> Dataset content
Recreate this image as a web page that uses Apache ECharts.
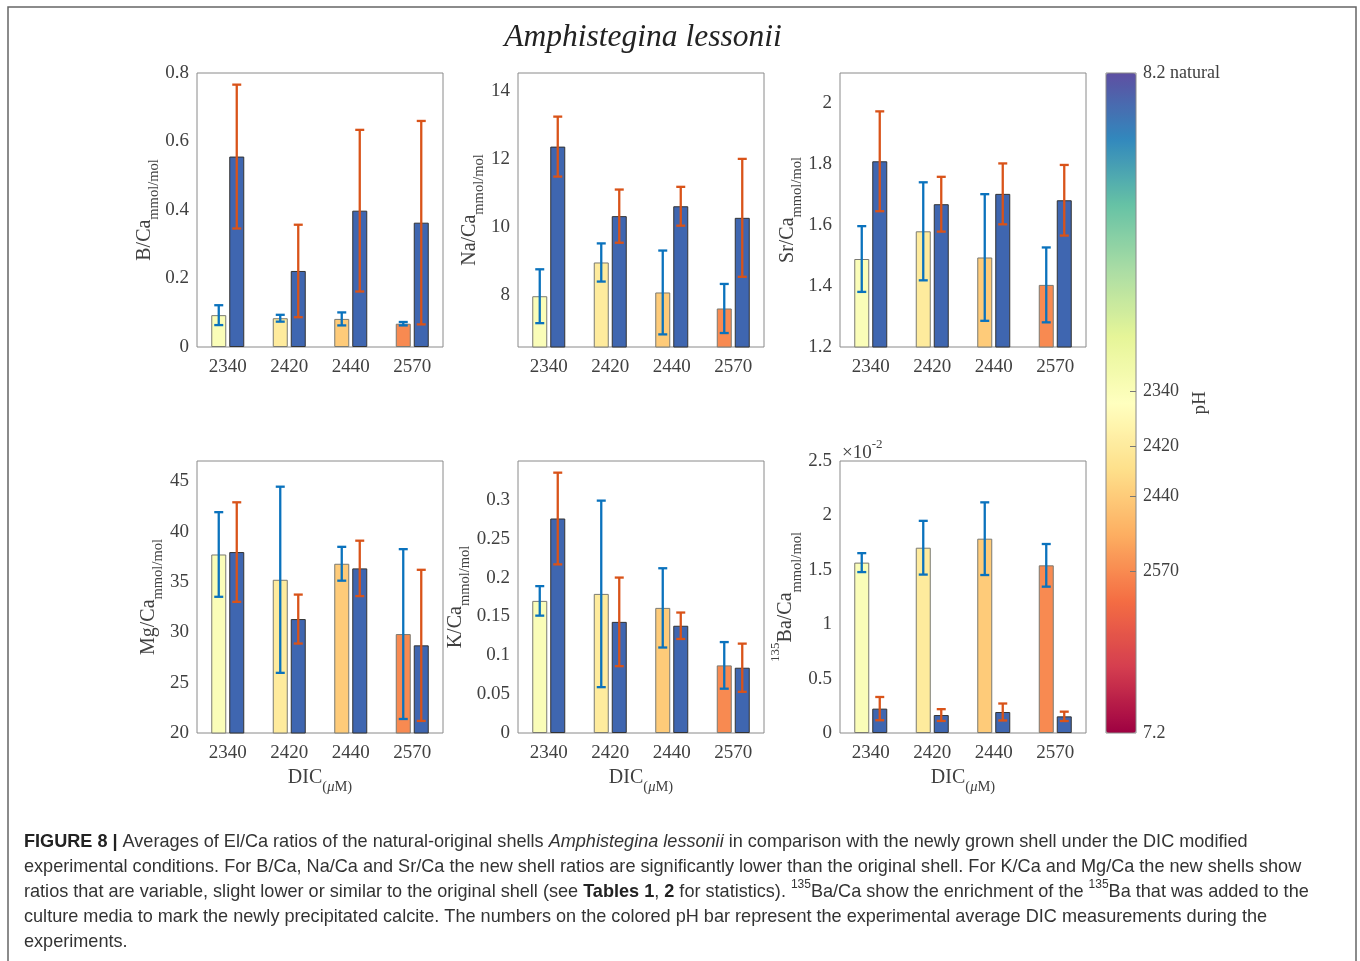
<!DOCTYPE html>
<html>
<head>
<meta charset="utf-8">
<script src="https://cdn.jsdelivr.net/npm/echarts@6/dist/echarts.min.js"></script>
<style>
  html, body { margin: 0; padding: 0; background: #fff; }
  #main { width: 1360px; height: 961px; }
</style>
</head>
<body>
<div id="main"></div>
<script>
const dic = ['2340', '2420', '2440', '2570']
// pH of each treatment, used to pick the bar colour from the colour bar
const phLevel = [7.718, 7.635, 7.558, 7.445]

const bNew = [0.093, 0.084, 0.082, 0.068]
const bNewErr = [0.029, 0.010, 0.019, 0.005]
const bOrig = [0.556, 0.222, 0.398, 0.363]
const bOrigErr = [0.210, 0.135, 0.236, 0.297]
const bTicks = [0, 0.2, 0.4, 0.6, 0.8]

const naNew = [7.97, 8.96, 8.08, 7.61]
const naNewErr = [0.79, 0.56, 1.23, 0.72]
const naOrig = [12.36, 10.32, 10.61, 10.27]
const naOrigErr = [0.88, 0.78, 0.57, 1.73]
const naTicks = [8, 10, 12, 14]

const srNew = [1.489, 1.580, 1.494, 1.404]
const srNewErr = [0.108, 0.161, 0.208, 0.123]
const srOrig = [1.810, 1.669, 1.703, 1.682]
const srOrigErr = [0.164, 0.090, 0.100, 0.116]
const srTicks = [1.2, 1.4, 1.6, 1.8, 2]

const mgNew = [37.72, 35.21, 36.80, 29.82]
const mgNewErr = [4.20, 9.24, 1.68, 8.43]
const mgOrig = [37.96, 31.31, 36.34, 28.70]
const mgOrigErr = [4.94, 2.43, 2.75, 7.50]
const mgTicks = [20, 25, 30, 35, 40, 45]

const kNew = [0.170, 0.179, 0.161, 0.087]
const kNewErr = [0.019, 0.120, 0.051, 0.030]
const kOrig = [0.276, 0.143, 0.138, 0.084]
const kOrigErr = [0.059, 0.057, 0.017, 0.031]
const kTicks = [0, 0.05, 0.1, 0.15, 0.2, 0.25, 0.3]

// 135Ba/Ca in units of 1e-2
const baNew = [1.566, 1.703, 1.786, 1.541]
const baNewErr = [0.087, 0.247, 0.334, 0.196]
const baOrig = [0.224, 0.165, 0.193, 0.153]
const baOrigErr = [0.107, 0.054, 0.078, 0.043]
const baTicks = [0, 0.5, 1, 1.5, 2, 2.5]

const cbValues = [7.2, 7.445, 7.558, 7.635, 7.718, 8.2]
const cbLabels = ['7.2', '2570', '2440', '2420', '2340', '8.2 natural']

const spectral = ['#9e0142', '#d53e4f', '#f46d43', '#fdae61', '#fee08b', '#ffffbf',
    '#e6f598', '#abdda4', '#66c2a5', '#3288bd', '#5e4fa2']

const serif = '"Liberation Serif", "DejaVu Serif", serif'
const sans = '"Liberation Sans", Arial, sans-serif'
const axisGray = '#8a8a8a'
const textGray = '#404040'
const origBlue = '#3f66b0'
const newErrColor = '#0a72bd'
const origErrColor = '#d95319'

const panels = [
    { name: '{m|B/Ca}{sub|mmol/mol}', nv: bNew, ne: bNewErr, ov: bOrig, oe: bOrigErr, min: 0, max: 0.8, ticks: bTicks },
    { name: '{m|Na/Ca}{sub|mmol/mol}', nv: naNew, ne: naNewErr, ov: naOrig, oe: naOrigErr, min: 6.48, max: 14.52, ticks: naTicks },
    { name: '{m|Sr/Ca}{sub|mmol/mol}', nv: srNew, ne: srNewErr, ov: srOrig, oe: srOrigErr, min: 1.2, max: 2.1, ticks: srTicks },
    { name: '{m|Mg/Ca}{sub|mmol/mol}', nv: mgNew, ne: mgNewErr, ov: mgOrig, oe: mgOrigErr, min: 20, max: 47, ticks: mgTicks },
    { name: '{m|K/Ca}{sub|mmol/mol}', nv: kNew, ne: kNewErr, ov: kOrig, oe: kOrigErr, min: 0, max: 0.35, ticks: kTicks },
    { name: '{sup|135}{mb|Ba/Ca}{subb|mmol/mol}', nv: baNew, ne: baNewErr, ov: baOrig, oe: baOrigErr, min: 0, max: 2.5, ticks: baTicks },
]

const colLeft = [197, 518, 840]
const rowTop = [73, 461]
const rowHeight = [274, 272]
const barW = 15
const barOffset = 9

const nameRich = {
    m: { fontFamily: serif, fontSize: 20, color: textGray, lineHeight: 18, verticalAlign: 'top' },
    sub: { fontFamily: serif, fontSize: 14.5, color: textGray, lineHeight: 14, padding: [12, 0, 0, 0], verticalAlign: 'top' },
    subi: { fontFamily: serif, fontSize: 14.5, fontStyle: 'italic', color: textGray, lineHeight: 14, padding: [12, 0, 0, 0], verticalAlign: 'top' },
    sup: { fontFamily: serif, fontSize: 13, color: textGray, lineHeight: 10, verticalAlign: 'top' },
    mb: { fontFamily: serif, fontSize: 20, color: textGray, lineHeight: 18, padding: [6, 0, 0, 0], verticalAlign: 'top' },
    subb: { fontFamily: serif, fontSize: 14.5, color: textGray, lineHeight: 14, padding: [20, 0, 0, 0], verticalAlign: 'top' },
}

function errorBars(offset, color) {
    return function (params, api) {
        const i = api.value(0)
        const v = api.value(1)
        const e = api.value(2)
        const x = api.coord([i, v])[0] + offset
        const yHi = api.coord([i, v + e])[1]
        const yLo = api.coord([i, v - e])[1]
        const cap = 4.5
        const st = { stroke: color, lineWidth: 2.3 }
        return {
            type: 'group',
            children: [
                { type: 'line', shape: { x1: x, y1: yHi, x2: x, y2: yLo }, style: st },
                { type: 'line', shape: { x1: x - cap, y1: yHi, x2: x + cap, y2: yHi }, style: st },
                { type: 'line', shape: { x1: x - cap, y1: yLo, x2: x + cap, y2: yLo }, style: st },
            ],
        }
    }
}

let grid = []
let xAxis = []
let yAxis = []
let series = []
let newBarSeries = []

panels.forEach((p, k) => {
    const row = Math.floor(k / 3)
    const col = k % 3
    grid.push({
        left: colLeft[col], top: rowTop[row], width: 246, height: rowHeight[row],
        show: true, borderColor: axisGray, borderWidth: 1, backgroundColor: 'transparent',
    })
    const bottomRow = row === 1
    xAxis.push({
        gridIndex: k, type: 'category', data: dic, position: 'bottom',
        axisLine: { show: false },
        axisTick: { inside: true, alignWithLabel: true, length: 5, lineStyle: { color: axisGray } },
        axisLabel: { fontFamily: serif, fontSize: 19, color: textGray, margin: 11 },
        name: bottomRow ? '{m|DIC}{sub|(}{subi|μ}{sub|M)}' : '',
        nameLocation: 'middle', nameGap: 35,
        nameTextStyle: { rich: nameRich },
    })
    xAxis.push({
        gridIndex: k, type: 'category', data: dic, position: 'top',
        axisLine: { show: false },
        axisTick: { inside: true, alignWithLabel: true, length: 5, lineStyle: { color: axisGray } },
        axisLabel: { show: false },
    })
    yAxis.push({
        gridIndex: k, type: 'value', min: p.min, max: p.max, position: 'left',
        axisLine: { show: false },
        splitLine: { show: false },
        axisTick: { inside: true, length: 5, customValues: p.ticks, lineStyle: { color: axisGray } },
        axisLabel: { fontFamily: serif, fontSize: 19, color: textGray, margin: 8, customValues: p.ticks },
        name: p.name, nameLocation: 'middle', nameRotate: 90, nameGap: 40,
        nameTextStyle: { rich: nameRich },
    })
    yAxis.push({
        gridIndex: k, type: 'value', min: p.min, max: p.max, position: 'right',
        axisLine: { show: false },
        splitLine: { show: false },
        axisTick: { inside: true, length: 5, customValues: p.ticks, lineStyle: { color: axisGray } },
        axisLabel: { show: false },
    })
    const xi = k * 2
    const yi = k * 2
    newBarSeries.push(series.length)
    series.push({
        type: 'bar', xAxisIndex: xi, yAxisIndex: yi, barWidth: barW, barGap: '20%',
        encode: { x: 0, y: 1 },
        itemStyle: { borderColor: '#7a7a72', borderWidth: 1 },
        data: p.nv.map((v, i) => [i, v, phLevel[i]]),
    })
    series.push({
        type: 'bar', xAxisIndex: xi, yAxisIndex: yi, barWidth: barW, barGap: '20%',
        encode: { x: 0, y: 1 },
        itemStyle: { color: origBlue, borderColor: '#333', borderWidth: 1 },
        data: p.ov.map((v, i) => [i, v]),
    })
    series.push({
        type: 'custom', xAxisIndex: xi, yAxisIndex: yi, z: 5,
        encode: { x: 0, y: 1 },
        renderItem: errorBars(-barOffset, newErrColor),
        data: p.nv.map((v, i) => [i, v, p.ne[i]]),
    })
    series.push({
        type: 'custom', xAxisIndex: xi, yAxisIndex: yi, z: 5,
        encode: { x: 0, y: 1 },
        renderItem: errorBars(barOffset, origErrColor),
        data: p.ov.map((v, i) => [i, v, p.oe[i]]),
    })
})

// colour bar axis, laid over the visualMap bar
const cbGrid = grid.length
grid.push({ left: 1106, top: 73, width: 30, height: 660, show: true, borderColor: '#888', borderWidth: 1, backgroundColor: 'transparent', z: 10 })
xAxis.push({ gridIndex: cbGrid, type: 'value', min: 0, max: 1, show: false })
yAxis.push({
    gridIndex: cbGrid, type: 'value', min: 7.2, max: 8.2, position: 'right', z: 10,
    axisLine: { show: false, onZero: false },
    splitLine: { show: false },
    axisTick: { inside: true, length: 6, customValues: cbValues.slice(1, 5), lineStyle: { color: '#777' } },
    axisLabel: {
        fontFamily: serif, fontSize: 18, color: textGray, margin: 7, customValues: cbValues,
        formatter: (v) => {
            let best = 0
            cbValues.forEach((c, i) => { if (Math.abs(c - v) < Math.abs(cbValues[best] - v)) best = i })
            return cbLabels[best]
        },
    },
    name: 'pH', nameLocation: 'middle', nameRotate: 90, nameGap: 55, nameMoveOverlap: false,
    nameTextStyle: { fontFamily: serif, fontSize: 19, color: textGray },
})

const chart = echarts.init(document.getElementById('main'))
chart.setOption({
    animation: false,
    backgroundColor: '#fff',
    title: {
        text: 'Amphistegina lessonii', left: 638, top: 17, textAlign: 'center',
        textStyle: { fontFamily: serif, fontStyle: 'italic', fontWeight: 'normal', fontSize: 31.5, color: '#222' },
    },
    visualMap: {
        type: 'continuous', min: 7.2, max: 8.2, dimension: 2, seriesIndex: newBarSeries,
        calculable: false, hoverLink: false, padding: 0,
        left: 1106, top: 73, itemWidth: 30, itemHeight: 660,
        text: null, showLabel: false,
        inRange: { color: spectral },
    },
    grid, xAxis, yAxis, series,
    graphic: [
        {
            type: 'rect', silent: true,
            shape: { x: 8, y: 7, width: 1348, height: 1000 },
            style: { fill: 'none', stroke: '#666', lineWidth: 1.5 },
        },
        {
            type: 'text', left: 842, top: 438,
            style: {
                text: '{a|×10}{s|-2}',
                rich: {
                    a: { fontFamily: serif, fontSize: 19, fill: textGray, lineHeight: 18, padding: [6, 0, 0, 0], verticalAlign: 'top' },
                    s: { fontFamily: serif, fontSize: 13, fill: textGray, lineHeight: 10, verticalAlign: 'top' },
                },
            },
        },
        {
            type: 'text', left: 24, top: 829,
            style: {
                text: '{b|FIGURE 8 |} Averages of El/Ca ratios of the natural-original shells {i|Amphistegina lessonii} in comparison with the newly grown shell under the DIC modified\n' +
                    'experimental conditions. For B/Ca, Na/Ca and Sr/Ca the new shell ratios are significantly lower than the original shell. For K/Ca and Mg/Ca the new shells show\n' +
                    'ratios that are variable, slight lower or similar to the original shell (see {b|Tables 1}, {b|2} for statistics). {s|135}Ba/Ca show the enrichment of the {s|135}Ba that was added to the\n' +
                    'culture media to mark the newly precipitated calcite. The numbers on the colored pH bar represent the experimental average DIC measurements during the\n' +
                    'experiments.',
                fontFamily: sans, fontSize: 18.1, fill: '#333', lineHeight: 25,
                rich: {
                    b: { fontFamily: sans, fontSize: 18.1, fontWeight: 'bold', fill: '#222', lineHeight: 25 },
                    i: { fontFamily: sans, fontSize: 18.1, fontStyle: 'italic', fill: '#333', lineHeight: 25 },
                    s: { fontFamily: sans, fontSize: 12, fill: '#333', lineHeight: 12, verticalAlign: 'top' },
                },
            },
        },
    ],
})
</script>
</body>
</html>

> Directions
Write out exactly the lines between the start of the data and the line with "const phLevel = [7.718, 7.635, 7.558, 7.445]", including both, but none of the pictures.

> Final result
Recreate this image as a web page that uses Apache ECharts.
<!DOCTYPE html>
<html>
<head>
<meta charset="utf-8">
<script src="https://cdn.jsdelivr.net/npm/echarts@6/dist/echarts.min.js"></script>
<style>
  html, body { margin: 0; padding: 0; background: #fff; }
  #main { width: 1360px; height: 961px; }
</style>
</head>
<body>
<div id="main"></div>
<script>
const dic = ['2340', '2420', '2440', '2570']
// pH of each treatment, used to pick the bar colour from the colour bar
const phLevel = [7.718, 7.635, 7.558, 7.445]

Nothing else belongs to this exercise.